■ DATASET EXCERPT ■
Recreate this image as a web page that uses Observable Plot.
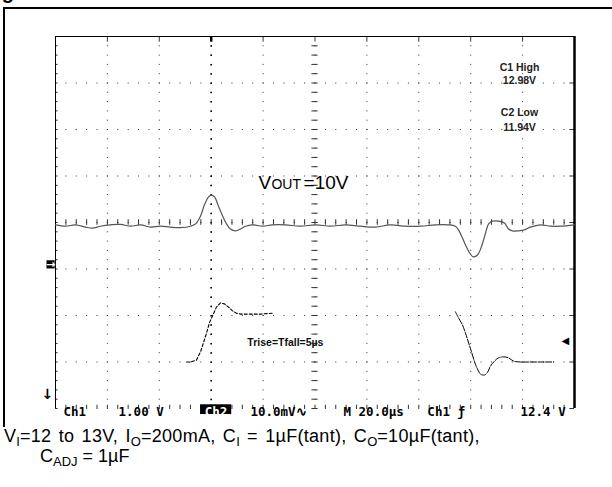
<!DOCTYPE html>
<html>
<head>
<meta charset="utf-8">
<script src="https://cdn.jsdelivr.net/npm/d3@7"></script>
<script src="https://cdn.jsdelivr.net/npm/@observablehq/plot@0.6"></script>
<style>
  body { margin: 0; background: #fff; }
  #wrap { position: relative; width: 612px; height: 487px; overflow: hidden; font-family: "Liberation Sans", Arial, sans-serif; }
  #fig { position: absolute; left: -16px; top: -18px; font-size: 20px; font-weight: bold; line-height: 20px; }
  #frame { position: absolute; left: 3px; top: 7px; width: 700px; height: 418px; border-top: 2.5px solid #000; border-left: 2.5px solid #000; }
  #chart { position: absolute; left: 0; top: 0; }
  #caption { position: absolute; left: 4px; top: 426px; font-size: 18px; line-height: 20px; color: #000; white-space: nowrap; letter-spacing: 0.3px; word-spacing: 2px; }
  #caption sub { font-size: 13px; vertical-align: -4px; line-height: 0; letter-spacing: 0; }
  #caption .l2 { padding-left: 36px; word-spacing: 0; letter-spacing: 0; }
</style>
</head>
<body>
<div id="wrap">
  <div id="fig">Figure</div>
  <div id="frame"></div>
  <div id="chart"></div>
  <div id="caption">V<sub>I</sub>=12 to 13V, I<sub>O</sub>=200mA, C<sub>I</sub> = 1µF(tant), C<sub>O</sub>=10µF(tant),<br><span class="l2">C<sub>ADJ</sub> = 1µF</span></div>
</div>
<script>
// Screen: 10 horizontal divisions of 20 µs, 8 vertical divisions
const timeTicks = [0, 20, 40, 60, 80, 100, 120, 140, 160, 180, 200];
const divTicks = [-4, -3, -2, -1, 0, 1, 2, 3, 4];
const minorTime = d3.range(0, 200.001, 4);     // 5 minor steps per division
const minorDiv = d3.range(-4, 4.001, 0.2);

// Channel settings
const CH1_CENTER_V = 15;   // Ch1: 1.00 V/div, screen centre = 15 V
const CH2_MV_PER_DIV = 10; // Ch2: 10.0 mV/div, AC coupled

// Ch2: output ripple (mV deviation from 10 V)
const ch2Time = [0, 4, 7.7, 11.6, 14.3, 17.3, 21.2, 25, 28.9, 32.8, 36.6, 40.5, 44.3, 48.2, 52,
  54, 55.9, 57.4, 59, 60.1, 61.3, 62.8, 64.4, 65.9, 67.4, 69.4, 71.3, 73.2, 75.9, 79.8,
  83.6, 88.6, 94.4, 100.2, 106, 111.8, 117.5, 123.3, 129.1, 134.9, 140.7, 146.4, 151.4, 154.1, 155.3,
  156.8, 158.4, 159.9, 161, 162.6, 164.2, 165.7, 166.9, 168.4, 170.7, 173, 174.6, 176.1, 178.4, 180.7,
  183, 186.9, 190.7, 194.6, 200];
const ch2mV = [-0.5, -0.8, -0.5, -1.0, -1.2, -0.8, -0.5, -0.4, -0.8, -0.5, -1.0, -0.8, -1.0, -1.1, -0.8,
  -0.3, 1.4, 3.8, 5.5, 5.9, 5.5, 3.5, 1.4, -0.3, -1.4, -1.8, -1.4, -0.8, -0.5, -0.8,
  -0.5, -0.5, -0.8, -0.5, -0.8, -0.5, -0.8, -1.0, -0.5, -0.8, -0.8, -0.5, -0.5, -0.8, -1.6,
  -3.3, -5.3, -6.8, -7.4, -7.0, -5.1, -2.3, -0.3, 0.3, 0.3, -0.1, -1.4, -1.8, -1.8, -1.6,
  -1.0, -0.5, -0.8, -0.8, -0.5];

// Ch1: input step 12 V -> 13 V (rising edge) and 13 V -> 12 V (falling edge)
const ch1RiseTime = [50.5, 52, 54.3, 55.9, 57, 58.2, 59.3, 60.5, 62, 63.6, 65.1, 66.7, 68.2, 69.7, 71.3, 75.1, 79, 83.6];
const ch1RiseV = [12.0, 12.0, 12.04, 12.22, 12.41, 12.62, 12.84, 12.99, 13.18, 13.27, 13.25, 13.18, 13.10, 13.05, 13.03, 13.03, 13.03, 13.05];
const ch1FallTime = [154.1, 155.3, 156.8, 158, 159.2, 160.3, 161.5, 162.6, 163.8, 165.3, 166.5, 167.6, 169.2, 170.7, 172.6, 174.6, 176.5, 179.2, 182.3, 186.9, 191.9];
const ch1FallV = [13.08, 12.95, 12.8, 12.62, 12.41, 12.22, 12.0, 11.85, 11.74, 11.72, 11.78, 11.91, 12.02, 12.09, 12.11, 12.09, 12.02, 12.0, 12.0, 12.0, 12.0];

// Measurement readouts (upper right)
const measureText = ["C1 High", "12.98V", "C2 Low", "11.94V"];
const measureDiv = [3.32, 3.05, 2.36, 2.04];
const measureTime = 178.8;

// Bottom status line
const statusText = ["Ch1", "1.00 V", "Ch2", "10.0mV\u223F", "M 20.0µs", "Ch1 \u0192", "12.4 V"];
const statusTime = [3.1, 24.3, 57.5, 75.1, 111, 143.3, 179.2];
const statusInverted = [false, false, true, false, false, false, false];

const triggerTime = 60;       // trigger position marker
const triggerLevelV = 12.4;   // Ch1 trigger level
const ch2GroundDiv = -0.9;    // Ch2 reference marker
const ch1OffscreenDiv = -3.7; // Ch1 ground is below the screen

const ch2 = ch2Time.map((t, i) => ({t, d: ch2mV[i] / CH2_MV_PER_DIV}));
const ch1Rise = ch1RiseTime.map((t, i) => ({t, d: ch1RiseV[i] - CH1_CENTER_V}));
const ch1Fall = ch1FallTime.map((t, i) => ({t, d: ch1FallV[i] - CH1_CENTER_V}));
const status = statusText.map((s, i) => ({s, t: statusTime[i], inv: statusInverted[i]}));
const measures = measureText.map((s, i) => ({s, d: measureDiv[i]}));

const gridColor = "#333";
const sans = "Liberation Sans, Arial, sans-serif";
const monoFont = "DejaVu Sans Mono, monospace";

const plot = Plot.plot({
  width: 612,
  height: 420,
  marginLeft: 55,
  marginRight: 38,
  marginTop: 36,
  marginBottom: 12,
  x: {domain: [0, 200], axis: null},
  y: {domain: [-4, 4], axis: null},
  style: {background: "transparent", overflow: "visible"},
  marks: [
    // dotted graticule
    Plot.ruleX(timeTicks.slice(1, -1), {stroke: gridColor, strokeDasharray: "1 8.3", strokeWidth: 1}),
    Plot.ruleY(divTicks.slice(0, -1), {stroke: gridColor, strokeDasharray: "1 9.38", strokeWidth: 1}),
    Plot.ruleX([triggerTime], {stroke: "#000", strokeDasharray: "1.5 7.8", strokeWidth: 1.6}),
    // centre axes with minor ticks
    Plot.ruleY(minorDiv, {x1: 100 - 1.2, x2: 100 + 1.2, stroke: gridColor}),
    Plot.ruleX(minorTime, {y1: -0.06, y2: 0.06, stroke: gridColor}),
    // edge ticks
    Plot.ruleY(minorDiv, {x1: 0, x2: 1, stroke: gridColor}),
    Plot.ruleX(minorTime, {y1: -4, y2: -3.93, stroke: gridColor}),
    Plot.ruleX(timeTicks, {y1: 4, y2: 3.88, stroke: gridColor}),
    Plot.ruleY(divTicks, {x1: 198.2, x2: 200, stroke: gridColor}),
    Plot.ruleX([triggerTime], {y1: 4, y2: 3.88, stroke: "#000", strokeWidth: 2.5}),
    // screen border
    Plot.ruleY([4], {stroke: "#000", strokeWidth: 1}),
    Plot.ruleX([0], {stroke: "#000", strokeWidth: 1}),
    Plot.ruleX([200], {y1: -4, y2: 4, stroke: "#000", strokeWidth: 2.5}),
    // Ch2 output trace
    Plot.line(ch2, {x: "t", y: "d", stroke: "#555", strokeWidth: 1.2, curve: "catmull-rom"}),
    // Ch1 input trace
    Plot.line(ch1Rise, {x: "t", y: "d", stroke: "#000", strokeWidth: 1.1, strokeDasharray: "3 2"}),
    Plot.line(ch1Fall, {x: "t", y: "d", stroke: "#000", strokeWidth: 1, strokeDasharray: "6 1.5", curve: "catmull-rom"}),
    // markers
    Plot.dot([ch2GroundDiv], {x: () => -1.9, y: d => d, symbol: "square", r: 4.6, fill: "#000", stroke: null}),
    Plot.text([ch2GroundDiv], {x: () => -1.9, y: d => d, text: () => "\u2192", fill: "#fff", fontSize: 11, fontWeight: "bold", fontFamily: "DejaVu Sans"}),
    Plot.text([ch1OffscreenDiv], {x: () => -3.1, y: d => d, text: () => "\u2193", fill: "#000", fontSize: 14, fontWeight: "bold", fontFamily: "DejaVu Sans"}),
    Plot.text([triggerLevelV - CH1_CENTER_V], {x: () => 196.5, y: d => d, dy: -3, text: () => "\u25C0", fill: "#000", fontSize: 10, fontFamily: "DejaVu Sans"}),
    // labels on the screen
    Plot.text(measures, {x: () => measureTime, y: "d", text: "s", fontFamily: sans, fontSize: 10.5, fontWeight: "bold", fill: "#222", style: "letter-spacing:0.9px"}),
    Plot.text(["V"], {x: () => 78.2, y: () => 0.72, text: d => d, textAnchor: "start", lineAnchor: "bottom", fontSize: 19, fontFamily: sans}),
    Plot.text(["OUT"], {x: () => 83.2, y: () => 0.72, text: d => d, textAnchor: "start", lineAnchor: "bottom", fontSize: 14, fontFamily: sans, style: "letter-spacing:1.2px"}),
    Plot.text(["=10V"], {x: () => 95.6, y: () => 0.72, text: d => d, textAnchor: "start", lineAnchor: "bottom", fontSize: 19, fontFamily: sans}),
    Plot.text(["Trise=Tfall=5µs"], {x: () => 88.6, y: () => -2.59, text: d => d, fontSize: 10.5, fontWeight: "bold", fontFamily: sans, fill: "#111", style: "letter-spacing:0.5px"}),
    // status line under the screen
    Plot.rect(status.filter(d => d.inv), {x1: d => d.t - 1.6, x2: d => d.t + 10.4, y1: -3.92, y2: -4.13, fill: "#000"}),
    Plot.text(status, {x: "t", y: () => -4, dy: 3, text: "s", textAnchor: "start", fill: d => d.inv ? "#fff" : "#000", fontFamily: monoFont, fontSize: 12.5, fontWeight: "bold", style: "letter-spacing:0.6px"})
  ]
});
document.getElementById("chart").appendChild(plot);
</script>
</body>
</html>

■ WHAT THIS TASK INVOLVES ■
Copy nothing but the lines from the top of the data down to the line containing "const CH2_MV_PER_DIV = 10;", and leave the pictures out.

■ EXERCISE RESULT ■
Recreate this image as a web page that uses Observable Plot.
<!DOCTYPE html>
<html>
<head>
<meta charset="utf-8">
<script src="https://cdn.jsdelivr.net/npm/d3@7"></script>
<script src="https://cdn.jsdelivr.net/npm/@observablehq/plot@0.6"></script>
<style>
  body { margin: 0; background: #fff; }
  #wrap { position: relative; width: 612px; height: 487px; overflow: hidden; font-family: "Liberation Sans", Arial, sans-serif; }
  #fig { position: absolute; left: -16px; top: -18px; font-size: 20px; font-weight: bold; line-height: 20px; }
  #frame { position: absolute; left: 3px; top: 7px; width: 700px; height: 418px; border-top: 2.5px solid #000; border-left: 2.5px solid #000; }
  #chart { position: absolute; left: 0; top: 0; }
  #caption { position: absolute; left: 4px; top: 426px; font-size: 18px; line-height: 20px; color: #000; white-space: nowrap; letter-spacing: 0.3px; word-spacing: 2px; }
  #caption sub { font-size: 13px; vertical-align: -4px; line-height: 0; letter-spacing: 0; }
  #caption .l2 { padding-left: 36px; word-spacing: 0; letter-spacing: 0; }
</style>
</head>
<body>
<div id="wrap">
  <div id="fig">Figure</div>
  <div id="frame"></div>
  <div id="chart"></div>
  <div id="caption">V<sub>I</sub>=12 to 13V, I<sub>O</sub>=200mA, C<sub>I</sub> = 1µF(tant), C<sub>O</sub>=10µF(tant),<br><span class="l2">C<sub>ADJ</sub> = 1µF</span></div>
</div>
<script>
// Screen: 10 horizontal divisions of 20 µs, 8 vertical divisions
const timeTicks = [0, 20, 40, 60, 80, 100, 120, 140, 160, 180, 200];
const divTicks = [-4, -3, -2, -1, 0, 1, 2, 3, 4];
const minorTime = d3.range(0, 200.001, 4);     // 5 minor steps per division
const minorDiv = d3.range(-4, 4.001, 0.2);

// Channel settings
const CH1_CENTER_V = 15;   // Ch1: 1.00 V/div, screen centre = 15 V
const CH2_MV_PER_DIV = 10; // Ch2: 10.0 mV/div, AC coupled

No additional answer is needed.